Dani Shapiro
July 30, 2007

Neuroplasticity


Neuroplasticity: The brain’s ability to reorganize itself by forming new neural connections throughout life. Neuroplasticity allows the neurons (nerve cells) in the brain to compensate for injury and disease and to adjust their activities in response to new situations or to changes in their environment. Previously thought to be a characteristic only of the brains of the very young,…this capacity for rewiring of the neuronal synapses to allow for re-development of entire regions of the brain is present in adults as well as children.

At a reading from Black & White the other night at Stockbridge Booksellers, a cozy little bookstore in Stockbridge Massachusetts, the Q&A; afterwards turned into an interesting discussion–who knows why?–about neuroplasticity. A fellow in shorts who was sitting in the rear of the audience asked me in my capacity as a student of the human condition (those were his words) whether I believed adolescence to be the time in life when we are most able to withstand trauma, when our brains are most elastic. It was clear from the way he phrased the question that he believed this to be the case.

I emphatically didn’t agree with him. And it got me thinking, both about adolescence, about development in general and about the whole subject of developmental milestones. (I guess this is what we students of human nature do in our spare time.) Do we all grow at the same rate, as if we’re on a conveyor belt being stamped with certain criteria for growth at certain precise moments along the continuum? This thinking seems more and more prevalent in this wacky culture we live in. Take the books that mothers of young children read. For instance, What to Expect: The First Year. What To Expect: The Toddler Years. And so forth. I could have saved myself a few gray hairs and a few sleepless nights as a mother of an infant and toddler if I hadn’t poured over those books as if they were an owner’s manual to my child. Developmental milestones such as stacking blocks, putting two words together, pulling up to stand are very clearly delineated by the authors into categories such as:

Should be able to:
Probably is able to:
Might Even be able to:

Not taking into account the vastness and complexity of human nature, even–or perhaps particularly–as it relates to babies. Not taking into account that there are children who don’t talk until they’re five (hello, Einstein?) and children who literally never crawl but just get up and walk one day (my own dear boy). This idea that there are markers on the marathon of life that we each pass precisely at the same clip (if at all) strikes me–based solely on my own personal experience–as ludicrous. And I said as much to the fellow in the shorts. Using myself as an example, I told him I had been a late bloomer. That I had been a tremendously screwed-up adolescent. (I even have proof! See my memoir, Slow Motion.) That I didn’t come into my own true self until I was past thirty. That–like the wonderful character of Jean Brodie in The Prime of Miss Jean Brodie–I hit my prime well into my thirties, and that I feel more aware now of my own capacity to adjust than I ever have in my life.

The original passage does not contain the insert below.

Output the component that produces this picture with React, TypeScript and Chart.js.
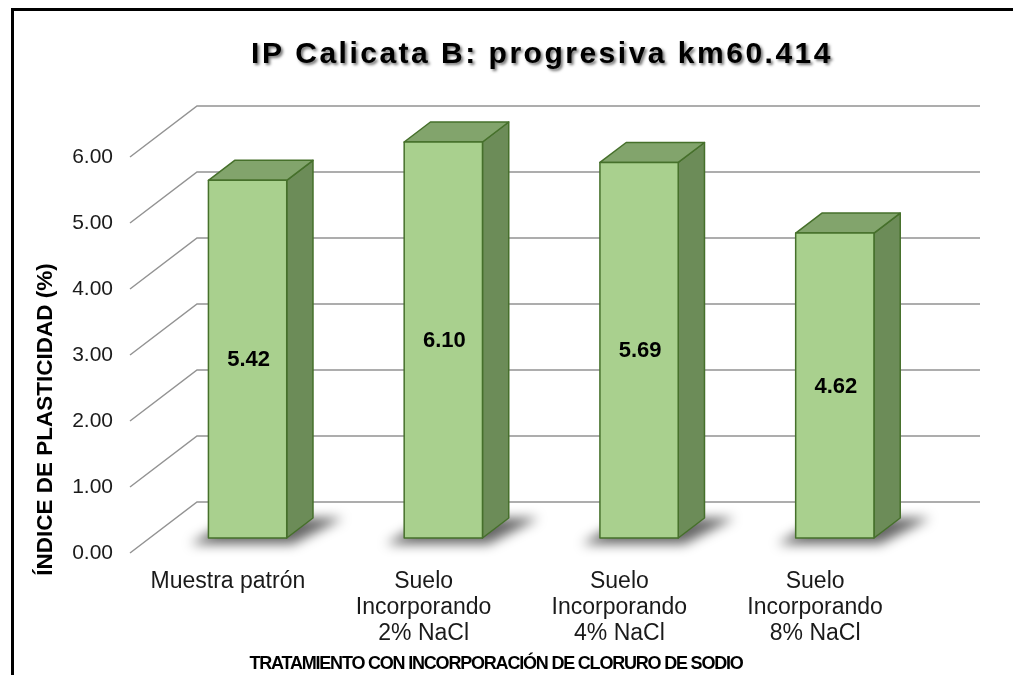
import React, { useEffect, useRef } from "react";
import { Chart, registerables } from "chart.js";

Chart.register(...registerables);

// ---------------- data ----------------
const categories: string[][] = [
  ["Muestra patrón"],
  ["Suelo", "Incorporando", "2% NaCl"],
  ["Suelo", "Incorporando", "4% NaCl"],
  ["Suelo", "Incorporando", "8% NaCl"],
];
const ipValues: number[] = [5.42, 6.1, 5.69, 4.62];
const yMin = 0;
const yMax = 6;
const yStep = 1;

const chartTitle = "IP Calicata B: progresiva km60.414";
const yTitle = "ÍNDICE DE PLASTICIDAD (%)";
const xTitle = "TRATAMIENTO CON INCORPORACIÓN DE CLORURO DE SODIO";

// ---------------- style ----------------
const FONT = '"Liberation Sans", Arial, sans-serif';
const DEPTH_DX = 67;
const DEPTH_DY = -51;
const BAR_D1 = 0.294;
const BAR_D2 = 0.686;
const BAR_FRAC = 0.4;
const COL_FRONT = "#A9D08E";
const COL_TOP = "#82A46C";
const COL_SIDE = "#6C8C58";
const COL_EDGE = "#46702B";
const COL_GRID = "#939393";

const threeD = {
  id: "threeD",
  beforeDraw(chart: any) {
    const ctx = chart.ctx;
    ctx.save();
    ctx.fillStyle = "#ffffff";
    ctx.fillRect(0, 0, chart.width, chart.height);
    // frame
    ctx.fillStyle = "#000000";
    ctx.fillRect(11, 8, chart.width - 11, 3);
    ctx.fillRect(11, 8, 3, chart.height - 8);
    // title
    ctx.font = `bold 30px ${FONT}`;
    (ctx as any).letterSpacing = "2.5px";
    ctx.textAlign = "center";
    ctx.textBaseline = "alphabetic";
    ctx.shadowColor = "rgba(0,0,0,0.55)";
    ctx.shadowBlur = 3;
    ctx.shadowOffsetX = 2;
    ctx.shadowOffsetY = 2;
    ctx.fillStyle = "#000000";
    ctx.fillText(chartTitle, 542, 63);
    ctx.restore();

    ctx.save();
    ctx.fillStyle = "#000000";
    ctx.font = `bold 22.5px ${FONT}`;
    (ctx as any).letterSpacing = "0px";
    ctx.textAlign = "center";
    ctx.textBaseline = "alphabetic";
    ctx.translate(52, 419.5);
    ctx.rotate(-Math.PI / 2);
    ctx.fillText(yTitle, 0, 0);
    ctx.restore();

    ctx.save();
    ctx.fillStyle = "#000000";
    ctx.font = `bold 18px ${FONT}`;
    (ctx as any).letterSpacing = "-1.2px";
    ctx.textAlign = "center";
    ctx.textBaseline = "middle";
    ctx.fillText(xTitle, 496, 664);
    ctx.restore();
  },
  beforeDatasetsDraw(chart: any) {
    const ctx = chart.ctx;
    const xs = chart.scales.x;
    const ys = chart.scales.y;
    const area = chart.chartArea;
    // walls: diagonals + back gridlines
    ctx.save();
    ctx.strokeStyle = COL_GRID;
    ctx.lineWidth = 1.5;
    for (let t = yMin; t <= yMax + 1e-9; t += yStep) {
      const yf = ys.getPixelForValue(t);
      ctx.beginPath();
      ctx.moveTo(area.left, yf);
      ctx.lineTo(area.left + DEPTH_DX, yf + DEPTH_DY);
      ctx.lineTo(area.right + DEPTH_DX, yf + DEPTH_DY);
      ctx.stroke();
    }
    ctx.restore();

    const catW = (area.right - area.left) / categories.length;
    const w = catW * BAR_FRAC;
    const y0 = ys.getPixelForValue(yMin);
    // shadows
    ipValues.forEach((v, i) => {
      const cx = xs.getPixelForValue(i);
      const xl = cx - w / 2;
      const xr = cx + w / 2;
      ctx.save();
      ctx.filter = "blur(6px)";
      ctx.fillStyle = "rgba(0,0,0,0.6)";
      ctx.beginPath();
      ctx.moveTo(xl - 18 + DEPTH_DX * BAR_D1, y0 + 6 + DEPTH_DY * BAR_D1);
      ctx.lineTo(xr + 6 + DEPTH_DX * BAR_D1, y0 + 6 + DEPTH_DY * BAR_D1);
      ctx.lineTo(xr + 30 + DEPTH_DX * BAR_D2, y0 + DEPTH_DY * BAR_D2);
      ctx.lineTo(xl + DEPTH_DX * BAR_D2, y0 + DEPTH_DY * BAR_D2);
      ctx.closePath();
      ctx.fill();
      ctx.restore();
    });
    // bars
    ipValues.forEach((v, i) => {
      const cx = xs.getPixelForValue(i);
      const vv = Math.min(Math.max(v, yMin), yMax);
      const yt = ys.getPixelForValue(vv);
      const xl = cx - w / 2 + DEPTH_DX * BAR_D1;
      const xr = cx + w / 2 + DEPTH_DX * BAR_D1;
      const yb = y0 + DEPTH_DY * BAR_D1;
      const ytop = yt + DEPTH_DY * BAR_D1;
      const ddx = DEPTH_DX * (BAR_D2 - BAR_D1);
      const ddy = DEPTH_DY * (BAR_D2 - BAR_D1);
      ctx.save();
      ctx.strokeStyle = COL_EDGE;
      ctx.lineWidth = 1.5;
      ctx.lineJoin = "round";
      // side
      ctx.beginPath();
      ctx.moveTo(xr, yb);
      ctx.lineTo(xr + ddx, yb + ddy);
      ctx.lineTo(xr + ddx, ytop + ddy);
      ctx.lineTo(xr, ytop);
      ctx.closePath();
      ctx.fillStyle = COL_SIDE;
      ctx.fill();
      ctx.stroke();
      // top
      ctx.beginPath();
      ctx.moveTo(xl, ytop);
      ctx.lineTo(xr, ytop);
      ctx.lineTo(xr + ddx, ytop + ddy);
      ctx.lineTo(xl + ddx, ytop + ddy);
      ctx.closePath();
      ctx.fillStyle = COL_TOP;
      ctx.fill();
      ctx.stroke();
      // front
      ctx.beginPath();
      ctx.rect(xl, ytop, xr - xl, yb - ytop);
      ctx.fillStyle = COL_FRONT;
      ctx.fill();
      ctx.stroke();
      // label
      ctx.fillStyle = "#000000";
      ctx.font = `bold 22px ${FONT}`;
      ctx.textAlign = "center";
      ctx.textBaseline = "middle";
      ctx.fillText(v.toFixed(2), (xl + xr) / 2 + 1, (ytop + yb) / 2 + 1);
      ctx.restore();
    });
  },
};

export default function App() {
  const ref = useRef<HTMLCanvasElement | null>(null);
  useEffect(() => {
    if (!ref.current) return;
    const chart = new Chart(ref.current, {
      type: "bar",
      data: {
        labels: categories,
        datasets: [
          {
            label: "IP",
            data: ipValues,
            backgroundColor: "rgba(0,0,0,0)",
            borderWidth: 0,
          },
        ],
      },
      options: {
        responsive: false,
        animation: false,
        devicePixelRatio: 1,
        layout: { padding: { left: 0, top: 157, right: 100, bottom: 0 } },
        plugins: {
          legend: { display: false },
          title: { display: false },
          tooltip: { enabled: false },
        },
        scales: {
          x: {
            type: "category",
            grid: { display: false, drawTicks: false },
            border: { display: false },
            ticks: {
              color: "#1a1a1a",
              padding: 15,
              maxRotation: 0,
              autoSkip: false,
              font: { family: FONT, size: 23, lineHeight: 1.15 },
            },
            afterFit: (s: any) => {
              s.height = 122;
            },
          },
          y: {
            min: yMin,
            max: yMax,
            grid: { display: false, drawTicks: false },
            border: { display: false },
            ticks: {
              stepSize: yStep,
              color: "#1a1a1a",
              padding: 17,
              font: { family: FONT, size: 21 },
              callback: (v: any) => Number(v).toFixed(2),
            },
            afterFit: (s: any) => {
              s.width = 130;
            },
          },
        },
      },
      plugins: [threeD],
    });
    return () => chart.destroy();
  }, []);
  return (
    <div style={{ position: "absolute", left: 0, top: 0, width: 1013, height: 675 }}>
      <canvas ref={ref} width={1013} height={675} style={{ width: 1013, height: 675, display: "block" }} />
    </div>
  );
}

If new age wisdom holds that there are no crises, only opportunities, it seems there are those among us (and again, who knows why?) who are able to grow from their crises at any age, at any point in their lives, regardless of the crisis. And others who fold. Who stop growing. Who ask: why me? I’m thinking now of my mother, who after suffering terrible injuries in the car crash that killed my father, was able to heal physically–in and of itself, a remarkable feat–but never took hold of the life- changing opportunity she had been presented with to become a different (happier, more fulfilled, less angry) kind of person. And I’m thinking of the man I (along with the rest of America) have been haunted by for the past week: Dr. William Petit, the endocrinologist in Cheshire, Connecticut who has just suffered the most unthinkable, impossible, monstrous loss of his wife and two daughters at the hands of murderers. There was a photograph of Dr. Petit in The Hartford Courant yesterday, speaking at the memorial service for his family. He stands gripping the lectern, the gash on his forehead from his own injuries still visible. Dr. Petit exhorted the people in that auditorium to do good in the world. To love one another. To take care of another human being. To reach out to a neighbor. He was able to impart that message less than a week after suffering the worst kind of loss. Neuroplasticity, indeed.